Le mouvement postimpressionniste, comme le montrent ces remarques fortuites, ne se limitait nullement pour lui à la peinture. Il lisait aussi les livres à sa lueur — cette lueur qui le mettait partout sur la piste de choses nouvelles. Comme un sourcier, il découvrait des courants profonds jusqu’alors bloqués par des sédiments13.

  1. Ce qui fait ici barrage à la représentation est une métaphore mixte, celle du « hidden spring » (traduit par « courants profonds »), expression destinée en apparence à une simple élaboration du champ sémantique initial (le sourcier, découvreur de sources). Mais un second plan de lecture prend forme, dans lequel  « hidden spring » (qui entre en réseau avec « incrustrations » [sédiments] et « blocked ») libère une lecture mécanique non perceptible dans la traduction (spring signifiant ressort, cliquet).
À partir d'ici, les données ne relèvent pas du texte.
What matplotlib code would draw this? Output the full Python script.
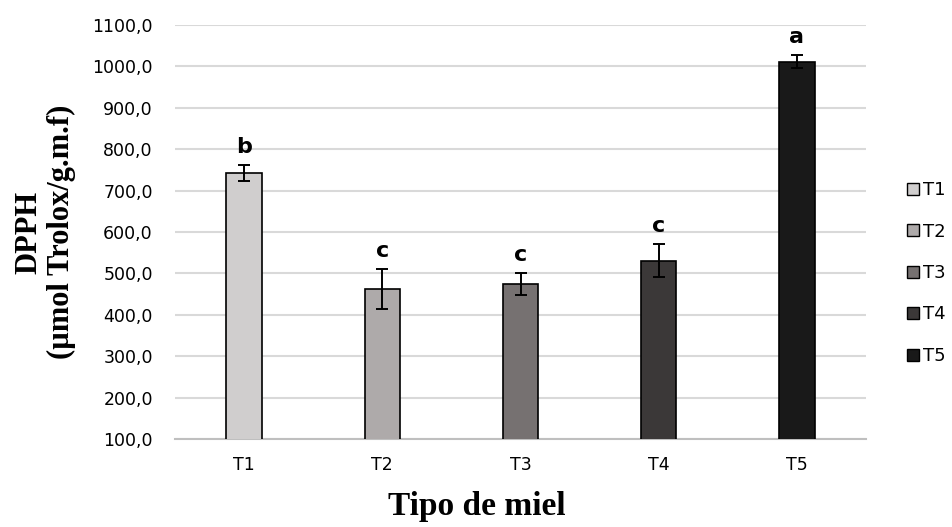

Ainsi doublée, munie d’une doublure (comme dans le cas de la « suite », ensemble de cartes ou  ensemble vestimentaire), la métaphore se fracture. Une faille interprétative se forme. Quelle source suivre ?

  2. Dans l’écriture biographique de Woolf  se mettent en place des mécanismes et ou ressorts: motifs mineurs faisant obstacle à la formation d’une image univoque, oeuvrant à saboter le dispositif de la représentation. Tout tableau est retardé, bloqué, comme dans ces lignes qui suivent :

Elle était là, cette réalité, cette chose que l’artiste avait réussi à dire, tantôt dans Frances Cornford, tantôt dans Wordsworth, tantôt dans Marie-Claire, roman de Marguertite Audoux, où, si ma mémoire est bonne, l’écrivain est parvenue à exprimer les émotions à la vue d’un loup sans employer un seul adjectif14.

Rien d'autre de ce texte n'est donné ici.